**Challenge:**
Your job is to retype all of the data word for word, leaving every image out.

**Records for the task:**
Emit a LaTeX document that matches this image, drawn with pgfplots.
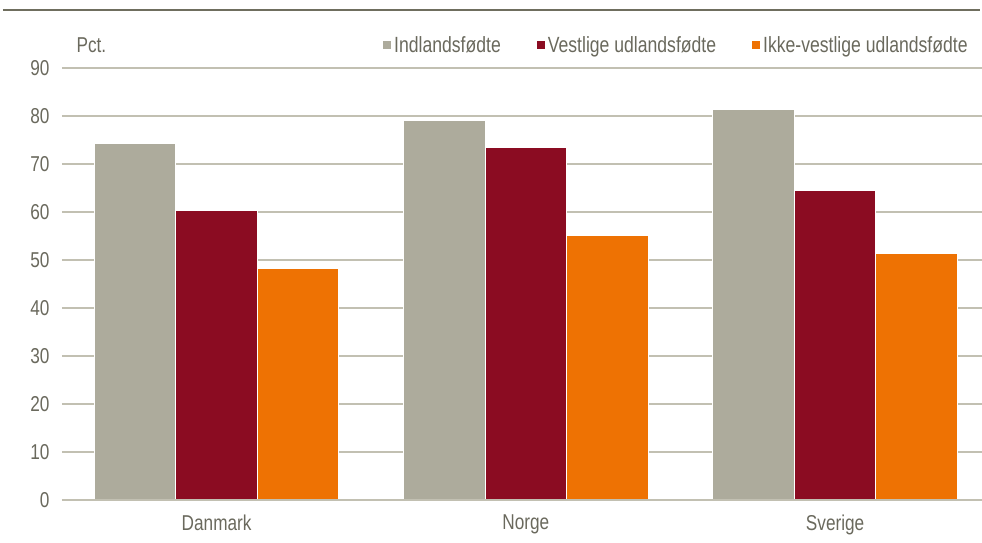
\documentclass[border=0pt]{standalone}
\usepackage{fontspec}
\setmainfont{Liberation Sans}[FakeStretch=0.8]
\usepackage{pgfplots}
\pgfplotsset{compat=1.18}
\definecolor{indl}{HTML}{ADAB9C}
\definecolor{vest}{HTML}{8B0C22}
\definecolor{ikke}{HTML}{EE7203}
\definecolor{gridc}{HTML}{C2C0B2}
\definecolor{txt}{HTML}{6A695D}
\definecolor{rule}{HTML}{6F6E5E}

\begin{document}
\begin{tikzpicture}
\useasboundingbox (-62pt,-42pt) rectangle (920pt,500pt);
\draw[rule, line width=2.4pt] (-59pt,490pt) -- (918pt,490pt);
\begin{axis}[
    scale only axis,
    width=920pt, height=432pt,
    ybar=0pt,
    bar width=81.5pt,
    xmin=-0.5, xmax=2.475,
    ymin=0, ymax=90,
    xtick=data,
    xticklabels={Danmark,Norge,Sverige},
    ytick={0,10,...,90},
    major tick length=0pt,
    axis line style={draw=none},
    ymajorgrids=true,
    grid style={gridc, line width=1.3pt},
    tick label style={font=\fontsize{21.5}{24}\selectfont, text=txt},
    yticklabel style={xshift=-9pt},
    xticklabel style={yshift=-11pt},
    /pgf/number format/assume math mode=true,
    legend style={at={(rel axis cs:0.99,1.053)}, anchor=east, draw=none, fill=none,
        font=\fontsize{22}{24}\selectfont, text=txt, legend columns=-1,
        /tikz/every odd column/.append style={column sep=0pt},
        /tikz/every even column/.append style={column sep=33pt}},
    legend image code/.code={\fill[#1] (0pt,-4.5pt) rectangle (9pt,4.5pt);},
    clip=false,
]
\addplot[fill=indl, draw=white, line width=1pt] coordinates {(0,74.3) (1,79.0) (2,81.3)};
\addplot[fill=vest, draw=white, line width=1pt] coordinates {(0,60.3) (1,73.5) (2,64.4)};
\addplot[fill=ikke, draw=white, line width=1pt] coordinates {(0,48.2) (1,55.2) (2,51.3)};
\legend{Indlandsfødte,Vestlige udlandsfødte,Ikke-vestlige udlandsfødte}
\draw[gridc, line width=1.6pt] (axis cs:-0.5,0) -- (axis cs:2.475,0);
\node[anchor=west, text=txt, font=\fontsize{21.5}{24}\selectfont] at (rel axis cs:0.012,1.053) {Pct.};
\end{axis}
\end{tikzpicture}
\end{document}
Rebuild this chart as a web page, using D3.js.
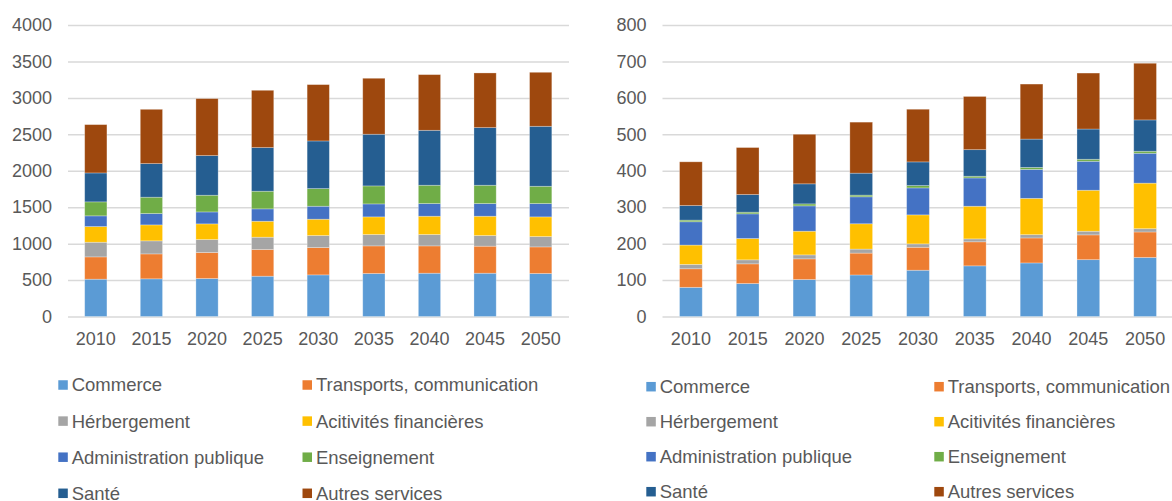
<!DOCTYPE html>
<html>
<head>
<meta charset="utf-8">
<script src="https://cdn.jsdelivr.net/npm/d3@7"></script>
<style>
  body { margin: 0; background: #fff; }
  svg text { font-family: "Liberation Sans", Arial, sans-serif; fill: #595959; }
</style>
</head>
<body>
<svg width="1172" height="501"></svg>
<script>
var years = ["2010", "2015", "2020", "2025", "2030", "2035", "2040", "2045", "2050"];
var sectors = ["Commerce", "Transports, communication", "Hérbergement", "Acitivités financières",
               "Administration publique", "Enseignement", "Santé", "Autres services"];
var colors = ["#5b9bd5", "#ed7d31", "#a5a5a5", "#ffc000", "#4472c4", "#70ad47", "#255e91", "#9e480e"];

// left chart, one array per sector (same order as sectors)
var leftValues = [
  [512, 517, 521, 553, 571, 590, 594, 594, 590],
  [306, 342, 357, 366, 375, 379, 375, 371, 365],
  [201, 179, 178, 169, 165, 156, 156, 146, 142],
  [215, 219, 215, 219, 224, 242, 251, 265, 270],
  [147, 156, 164, 170, 178, 178, 174, 174, 183],
  [192, 224, 229, 242, 242, 247, 251, 251, 237],
  [397, 461, 544, 599, 654, 709, 754, 791, 823],
  [663, 745, 782, 786, 773, 768, 764, 750, 741]
];
var leftTicks = [0, 500, 1000, 1500, 2000, 2500, 3000, 3500, 4000];

// right chart
var rightValues = [
  [80, 90.5, 101.5, 114, 127, 139, 147, 156, 162],
  [51, 54, 56.7, 60, 63, 66, 68.6, 68, 70],
  [12, 11, 10.9, 11, 9.3, 8, 9, 10, 9],
  [53, 58.5, 65, 69.5, 79.6, 89.6, 99.6, 112.5, 125],
  [64, 67.7, 69.5, 74, 74, 77.7, 79.5, 79.5, 82],
  [4.5, 4.6, 5.5, 4.6, 6.4, 4.6, 5.5, 5.5, 5.5],
  [40, 48.4, 55, 60.3, 65, 73, 77.7, 83, 86],
  [120, 129, 136, 140, 144.5, 146, 151, 153.6, 155.5]
];
var rightTicks = [0, 100, 200, 300, 400, 500, 600, 700, 800];

var svg = d3.select("svg");

function drawChart(values, ticks, o) {
  var rows = years.map(function(yr, i) {
    var r = {year: yr};
    sectors.forEach(function(s, k) { r[s] = values[k][i]; });
    return r;
  });
  var stack = d3.stack().keys(sectors)(rows);

  var x = d3.scaleBand().domain(years).range([o.x0, o.x1]).paddingInner(0.6).paddingOuter(0.3);
  var y = d3.scaleLinear().domain([0, ticks[ticks.length - 1]]).range([316.5, 25]);

  var g = svg.append("g");

  var yAxis = g.append("g")
      .attr("transform", "translate(" + o.x0 + ",0)")
      .call(d3.axisLeft(y).tickValues(ticks).tickSize(-(o.gridEnd - o.x0)).tickPadding(16).tickFormat(d3.format("d")));
  yAxis.select(".domain").remove();
  yAxis.selectAll("line").attr("stroke", "#d9d9d9").attr("stroke-width", 1.5);
  yAxis.selectAll("text").attr("font-size", "18px").style("fill", "#595959");

  g.selectAll("g.layer")
    .data(stack)
    .enter().append("g")
      .attr("class", "layer")
      .attr("fill", function(d, i) { return colors[i]; })
    .selectAll("rect")
    .data(function(d) { return d; })
    .enter().append("rect")
      .attr("x", function(d) { return x(d.data.year); })
      .attr("width", x.bandwidth())
      .attr("y", function(d) { return y(d[1]); })
      .attr("height", function(d) { return y(d[0]) - y(d[1]); })
      .attr("stroke", "#ffffff")
      .attr("stroke-opacity", 0.35)
      .attr("stroke-width", 0.8);

  var xAxis = g.append("g")
      .attr("transform", "translate(0,316.5)")
      .call(d3.axisBottom(x).tickSize(0).tickPadding(16));
  xAxis.select(".domain").remove();
  xAxis.selectAll("text").attr("font-size", "18px").style("fill", "#595959");

  var leg = g.selectAll("g.leg")
    .data(sectors)
    .enter().append("g")
      .attr("class", "leg")
      .attr("transform", function(d, i) {
        var col = i % 2, row = Math.floor(i / 2);
        return "translate(" + (col ? o.legX2 : o.legX1) + "," + (o.legY + row * o.legDy) + ")";
      });
  leg.append("rect")
      .attr("x", 0).attr("y", -4.75)
      .attr("width", 9.5).attr("height", 9.5)
      .attr("fill", function(d, i) { return colors[i]; });
  leg.append("text")
      .attr("x", 13.4)
      .attr("dy", "0.35em")
      .attr("font-size", "18.5px")
      .text(function(d) { return d; });
}

drawChart(leftValues, leftTicks, {x0: 68, x1: 568.5, gridEnd: 569, legX1: 58.3, legX2: 302.5, legY: 385, legDy: 36.1});
drawChart(rightValues, rightTicks, {x0: 662.5, x1: 1173.5, gridEnd: 1172, legX1: 646.3, legX2: 934.3, legY: 386.7, legDy: 35});
</script>
</body>
</html>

**Output:**
Emit a LaTeX document that matches this image, drawn with pgfplots.
\documentclass[border=0pt]{standalone}
\usepackage{fontspec}
\setmainfont{Liberation Sans}[FakeStretch=0.8]
\usepackage{pgfplots}
\pgfplotsset{compat=1.18}
\definecolor{indl}{HTML}{ADAB9C}
\definecolor{vest}{HTML}{8B0C22}
\definecolor{ikke}{HTML}{EE7203}
\definecolor{gridc}{HTML}{C2C0B2}
\definecolor{txt}{HTML}{6A695D}
\definecolor{rule}{HTML}{6F6E5E}

\begin{document}
\begin{tikzpicture}
\useasboundingbox (-62pt,-42pt) rectangle (920pt,500pt);
\draw[rule, line width=2.4pt] (-59pt,490pt) -- (918pt,490pt);
\begin{axis}[
    scale only axis,
    width=920pt, height=432pt,
    ybar=0pt,
    bar width=81.5pt,
    xmin=-0.5, xmax=2.475,
    ymin=0, ymax=90,
    xtick=data,
    xticklabels={Danmark,Norge,Sverige},
    ytick={0,10,...,90},
    major tick length=0pt,
    axis line style={draw=none},
    ymajorgrids=true,
    grid style={gridc, line width=1.3pt},
    tick label style={font=\fontsize{21.5}{24}\selectfont, text=txt},
    yticklabel style={xshift=-9pt},
    xticklabel style={yshift=-11pt},
    /pgf/number format/assume math mode=true,
    legend style={at={(rel axis cs:0.99,1.053)}, anchor=east, draw=none, fill=none,
        font=\fontsize{22}{24}\selectfont, text=txt, legend columns=-1,
        /tikz/every odd column/.append style={column sep=0pt},
        /tikz/every even column/.append style={column sep=33pt}},
    legend image code/.code={\fill[#1] (0pt,-4.5pt) rectangle (9pt,4.5pt);},
    clip=false,
]
\addplot[fill=indl, draw=white, line width=1pt] coordinates {(0,74.3) (1,79.0) (2,81.3)};
\addplot[fill=vest, draw=white, line width=1pt] coordinates {(0,60.3) (1,73.5) (2,64.4)};
\addplot[fill=ikke, draw=white, line width=1pt] coordinates {(0,48.2) (1,55.2) (2,51.3)};
\legend{Indlandsfødte,Vestlige udlandsfødte,Ikke-vestlige udlandsfødte}
\draw[gridc, line width=1.6pt] (axis cs:-0.5,0) -- (axis cs:2.475,0);
\node[anchor=west, text=txt, font=\fontsize{21.5}{24}\selectfont] at (rel axis cs:0.012,1.053) {Pct.};
\end{axis}
\end{tikzpicture}
\end{document}
Rebuild this chart as a web page, using D3.js.
<!DOCTYPE html>
<html>
<head>
<meta charset="utf-8">
<script src="https://cdn.jsdelivr.net/npm/d3@7"></script>
<style>
  body { margin: 0; background: #fff; }
  svg text { font-family: "Liberation Sans", Arial, sans-serif; fill: #595959; }
</style>
</head>
<body>
<svg width="1172" height="501"></svg>
<script>
var years = ["2010", "2015", "2020", "2025", "2030", "2035", "2040", "2045", "2050"];
var sectors = ["Commerce", "Transports, communication", "Hérbergement", "Acitivités financières",
               "Administration publique", "Enseignement", "Santé", "Autres services"];
var colors = ["#5b9bd5", "#ed7d31", "#a5a5a5", "#ffc000", "#4472c4", "#70ad47", "#255e91", "#9e480e"];

// left chart, one array per sector (same order as sectors)
var leftValues = [
  [512, 517, 521, 553, 571, 590, 594, 594, 590],
  [306, 342, 357, 366, 375, 379, 375, 371, 365],
  [201, 179, 178, 169, 165, 156, 156, 146, 142],
  [215, 219, 215, 219, 224, 242, 251, 265, 270],
  [147, 156, 164, 170, 178, 178, 174, 174, 183],
  [192, 224, 229, 242, 242, 247, 251, 251, 237],
  [397, 461, 544, 599, 654, 709, 754, 791, 823],
  [663, 745, 782, 786, 773, 768, 764, 750, 741]
];
var leftTicks = [0, 500, 1000, 1500, 2000, 2500, 3000, 3500, 4000];

// right chart
var rightValues = [
  [80, 90.5, 101.5, 114, 127, 139, 147, 156, 162],
  [51, 54, 56.7, 60, 63, 66, 68.6, 68, 70],
  [12, 11, 10.9, 11, 9.3, 8, 9, 10, 9],
  [53, 58.5, 65, 69.5, 79.6, 89.6, 99.6, 112.5, 125],
  [64, 67.7, 69.5, 74, 74, 77.7, 79.5, 79.5, 82],
  [4.5, 4.6, 5.5, 4.6, 6.4, 4.6, 5.5, 5.5, 5.5],
  [40, 48.4, 55, 60.3, 65, 73, 77.7, 83, 86],
  [120, 129, 136, 140, 144.5, 146, 151, 153.6, 155.5]
];
var rightTicks = [0, 100, 200, 300, 400, 500, 600, 700, 800];

var svg = d3.select("svg");

function drawChart(values, ticks, o) {
  var rows = years.map(function(yr, i) {
    var r = {year: yr};
    sectors.forEach(function(s, k) { r[s] = values[k][i]; });
    return r;
  });
  var stack = d3.stack().keys(sectors)(rows);

  var x = d3.scaleBand().domain(years).range([o.x0, o.x1]).paddingInner(0.6).paddingOuter(0.3);
  var y = d3.scaleLinear().domain([0, ticks[ticks.length - 1]]).range([316.5, 25]);

  var g = svg.append("g");

  var yAxis = g.append("g")
      .attr("transform", "translate(" + o.x0 + ",0)")
      .call(d3.axisLeft(y).tickValues(ticks).tickSize(-(o.gridEnd - o.x0)).tickPadding(16).tickFormat(d3.format("d")));
  yAxis.select(".domain").remove();
  yAxis.selectAll("line").attr("stroke", "#d9d9d9").attr("stroke-width", 1.5);
  yAxis.selectAll("text").attr("font-size", "18px").style("fill", "#595959");

  g.selectAll("g.layer")
    .data(stack)
    .enter().append("g")
      .attr("class", "layer")
      .attr("fill", function(d, i) { return colors[i]; })
    .selectAll("rect")
    .data(function(d) { return d; })
    .enter().append("rect")
      .attr("x", function(d) { return x(d.data.year); })
      .attr("width", x.bandwidth())
      .attr("y", function(d) { return y(d[1]); })
      .attr("height", function(d) { return y(d[0]) - y(d[1]); })
      .attr("stroke", "#ffffff")
      .attr("stroke-opacity", 0.35)
      .attr("stroke-width", 0.8);

  var xAxis = g.append("g")
      .attr("transform", "translate(0,316.5)")
      .call(d3.axisBottom(x).tickSize(0).tickPadding(16));
  xAxis.select(".domain").remove();
  xAxis.selectAll("text").attr("font-size", "18px").style("fill", "#595959");

  var leg = g.selectAll("g.leg")
    .data(sectors)
    .enter().append("g")
      .attr("class", "leg")
      .attr("transform", function(d, i) {
        var col = i % 2, row = Math.floor(i / 2);
        return "translate(" + (col ? o.legX2 : o.legX1) + "," + (o.legY + row * o.legDy) + ")";
      });
  leg.append("rect")
      .attr("x", 0).attr("y", -4.75)
      .attr("width", 9.5).attr("height", 9.5)
      .attr("fill", function(d, i) { return colors[i]; });
  leg.append("text")
      .attr("x", 13.4)
      .attr("dy", "0.35em")
      .attr("font-size", "18.5px")
      .text(function(d) { return d; });
}

drawChart(leftValues, leftTicks, {x0: 68, x1: 568.5, gridEnd: 569, legX1: 58.3, legX2: 302.5, legY: 385, legDy: 36.1});
drawChart(rightValues, rightTicks, {x0: 662.5, x1: 1173.5, gridEnd: 1172, legX1: 646.3, legX2: 934.3, legY: 386.7, legDy: 35});
</script>
</body>
</html>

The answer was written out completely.